▶ **GIVEN INSTRUCTION**
Leave the pictures out, and retype all of the material exactly as written.

▶ **INFORMATION SUPPLIED**
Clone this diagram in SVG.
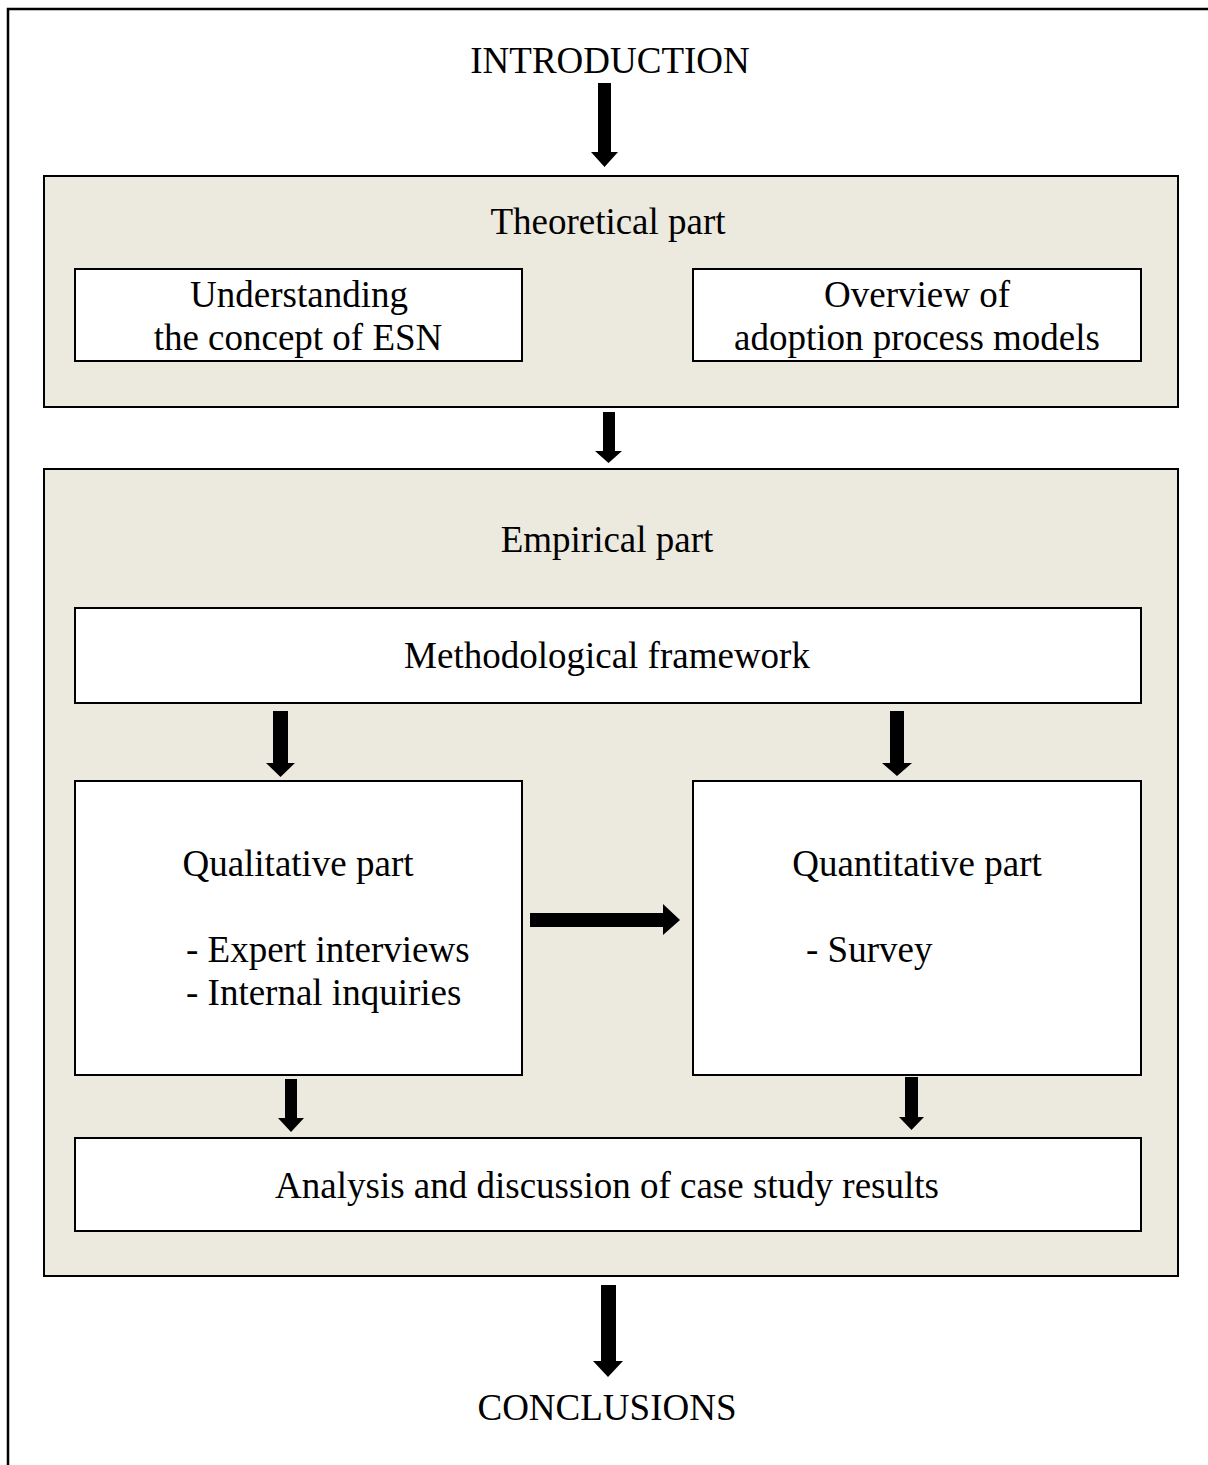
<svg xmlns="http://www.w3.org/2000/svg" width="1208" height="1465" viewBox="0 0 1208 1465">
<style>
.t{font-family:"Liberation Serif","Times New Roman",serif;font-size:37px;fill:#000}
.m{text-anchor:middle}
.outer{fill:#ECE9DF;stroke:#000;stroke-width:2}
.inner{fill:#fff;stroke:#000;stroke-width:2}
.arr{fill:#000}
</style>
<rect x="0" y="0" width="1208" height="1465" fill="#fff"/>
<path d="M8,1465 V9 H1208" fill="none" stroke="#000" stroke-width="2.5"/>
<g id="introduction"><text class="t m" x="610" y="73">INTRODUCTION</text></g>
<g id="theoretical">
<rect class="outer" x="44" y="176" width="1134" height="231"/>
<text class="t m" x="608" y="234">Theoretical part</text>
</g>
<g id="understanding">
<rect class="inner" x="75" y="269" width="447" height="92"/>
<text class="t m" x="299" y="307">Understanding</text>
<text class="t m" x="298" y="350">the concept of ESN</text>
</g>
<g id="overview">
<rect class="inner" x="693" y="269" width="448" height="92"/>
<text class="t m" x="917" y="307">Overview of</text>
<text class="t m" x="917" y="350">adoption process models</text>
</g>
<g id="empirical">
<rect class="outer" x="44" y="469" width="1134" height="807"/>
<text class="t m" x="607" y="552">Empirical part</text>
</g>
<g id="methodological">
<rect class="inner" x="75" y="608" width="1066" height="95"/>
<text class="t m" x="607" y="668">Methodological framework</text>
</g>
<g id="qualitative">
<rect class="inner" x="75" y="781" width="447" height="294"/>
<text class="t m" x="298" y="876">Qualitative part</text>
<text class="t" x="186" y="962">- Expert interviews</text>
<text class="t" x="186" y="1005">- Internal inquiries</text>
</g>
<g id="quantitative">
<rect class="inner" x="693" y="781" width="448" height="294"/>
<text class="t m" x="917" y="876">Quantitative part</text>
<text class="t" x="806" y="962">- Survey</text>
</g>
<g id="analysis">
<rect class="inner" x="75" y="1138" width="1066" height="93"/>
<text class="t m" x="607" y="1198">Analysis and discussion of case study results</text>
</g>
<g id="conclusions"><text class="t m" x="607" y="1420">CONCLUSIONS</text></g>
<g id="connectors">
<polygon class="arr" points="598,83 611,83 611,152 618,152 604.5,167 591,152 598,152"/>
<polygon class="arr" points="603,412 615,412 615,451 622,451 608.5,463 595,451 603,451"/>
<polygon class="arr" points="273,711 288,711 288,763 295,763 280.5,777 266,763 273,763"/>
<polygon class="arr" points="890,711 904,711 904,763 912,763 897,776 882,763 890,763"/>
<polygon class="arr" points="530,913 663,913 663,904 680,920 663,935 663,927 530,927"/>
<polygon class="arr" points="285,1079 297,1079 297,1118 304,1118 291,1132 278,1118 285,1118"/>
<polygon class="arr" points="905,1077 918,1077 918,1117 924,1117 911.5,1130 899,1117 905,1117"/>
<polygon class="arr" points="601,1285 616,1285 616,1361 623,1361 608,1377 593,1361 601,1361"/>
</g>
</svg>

▶ **EXERCISE SOLUTION**
Clone this diagram in SVG.
<svg xmlns="http://www.w3.org/2000/svg" width="1208" height="1465" viewBox="0 0 1208 1465">
<style>
.t{font-family:"Liberation Serif","Times New Roman",serif;font-size:37px;fill:#000}
.m{text-anchor:middle}
.outer{fill:#ECE9DF;stroke:#000;stroke-width:2}
.inner{fill:#fff;stroke:#000;stroke-width:2}
.arr{fill:#000}
</style>
<rect x="0" y="0" width="1208" height="1465" fill="#fff"/>
<path d="M8,1465 V9 H1208" fill="none" stroke="#000" stroke-width="2.5"/>
<g id="introduction"><text class="t m" x="610" y="73">INTRODUCTION</text></g>
<g id="theoretical">
<rect class="outer" x="44" y="176" width="1134" height="231"/>
<text class="t m" x="608" y="234">Theoretical part</text>
</g>
<g id="understanding">
<rect class="inner" x="75" y="269" width="447" height="92"/>
<text class="t m" x="299" y="307">Understanding</text>
<text class="t m" x="298" y="350">the concept of ESN</text>
</g>
<g id="overview">
<rect class="inner" x="693" y="269" width="448" height="92"/>
<text class="t m" x="917" y="307">Overview of</text>
<text class="t m" x="917" y="350">adoption process models</text>
</g>
<g id="empirical">
<rect class="outer" x="44" y="469" width="1134" height="807"/>
<text class="t m" x="607" y="552">Empirical part</text>
</g>
<g id="methodological">
<rect class="inner" x="75" y="608" width="1066" height="95"/>
<text class="t m" x="607" y="668">Methodological framework</text>
</g>
<g id="qualitative">
<rect class="inner" x="75" y="781" width="447" height="294"/>
<text class="t m" x="298" y="876">Qualitative part</text>
<text class="t" x="186" y="962">- Expert interviews</text>
<text class="t" x="186" y="1005">- Internal inquiries</text>
</g>
<g id="quantitative">
<rect class="inner" x="693" y="781" width="448" height="294"/>
<text class="t m" x="917" y="876">Quantitative part</text>
<text class="t" x="806" y="962">- Survey</text>
</g>
<g id="analysis">
<rect class="inner" x="75" y="1138" width="1066" height="93"/>
<text class="t m" x="607" y="1198">Analysis and discussion of case study results</text>
</g>
<g id="conclusions"><text class="t m" x="607" y="1420">CONCLUSIONS</text></g>
<g id="connectors">
<polygon class="arr" points="598,83 611,83 611,152 618,152 604.5,167 591,152 598,152"/>
<polygon class="arr" points="603,412 615,412 615,451 622,451 608.5,463 595,451 603,451"/>
<polygon class="arr" points="273,711 288,711 288,763 295,763 280.5,777 266,763 273,763"/>
<polygon class="arr" points="890,711 904,711 904,763 912,763 897,776 882,763 890,763"/>
<polygon class="arr" points="530,913 663,913 663,904 680,920 663,935 663,927 530,927"/>
<polygon class="arr" points="285,1079 297,1079 297,1118 304,1118 291,1132 278,1118 285,1118"/>
<polygon class="arr" points="905,1077 918,1077 918,1117 924,1117 911.5,1130 899,1117 905,1117"/>
<polygon class="arr" points="601,1285 616,1285 616,1361 623,1361 608,1377 593,1361 601,1361"/>
</g>
</svg>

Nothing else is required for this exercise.